Most of these criticisms were confirmed in a round table held earlier this year by New York State senators Jesse Hamilton and David Carlucci, who invited cryptocurrency companies to raise their concerns about the BitLicense.

Stakeholders reiterated that the regulatory requirements set by the DFS are too burdensome for small companies to bear, that it’s a one-size-fits-all regulation and ultimately that it stifles innovation

Even before the initial release of BitLicense back in 2015, the Editor of MIT Media Lab Digital Currency Initiative, Brian Forde, alluded to the fact that this is what will happen, with only the largest companies possessing ample resources able to comply with the strict regulations.
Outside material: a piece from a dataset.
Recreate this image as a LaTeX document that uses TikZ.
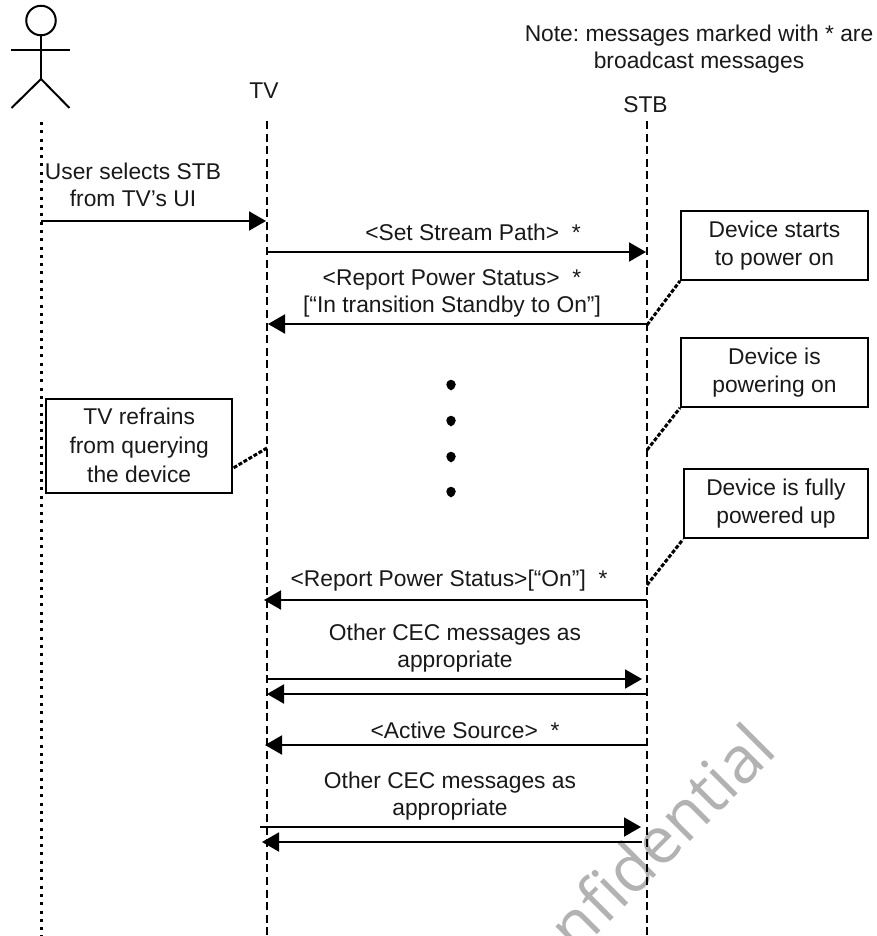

“If changes to the proposed BitLicense are not made, only a handful of the most well-funded companies will survive — not because they are providing the best product or service, but because they have access to the most money.”

BitLicense explained

The BitLicense is issued by the DFS to those able to meet regulatory requirements and engaging in one of the following activities:

  • Virtual currency transmission
  • Storing, holding, or maintaining custody or control of virtual currency on behalf of others
  • Buying and selling virtual currency as a customer business
  • Performing exchange services as a customer business
  • Controlling, administering, or issuing a virtual currency.

The DFS has also indicated that cryptocurrency mining will not form part of the regulation.

Some of the regulatory requirements include:

  • Background checks performed on all employees and fingerprints submitted to the FBI.
  • Companies must invest in New York bonds.
  • Records of transactions must be kept for 10 years.
  • Quarterly financial statements must be submitted within 45 days of the close of a quarter.
  • Company earnings can only be invested in US dollar markets, including US money market funds, and federal and state bonds.

The BitLicense became effective in New York on June 24, 2015 but in the three years since then, only five crypto-related companies have been approved for a BitLicense in the state.

This is perhaps a testament to strict regulatory burden it imposes on companies, but also to the demanding 31-page application form that has to be completed as a very first step.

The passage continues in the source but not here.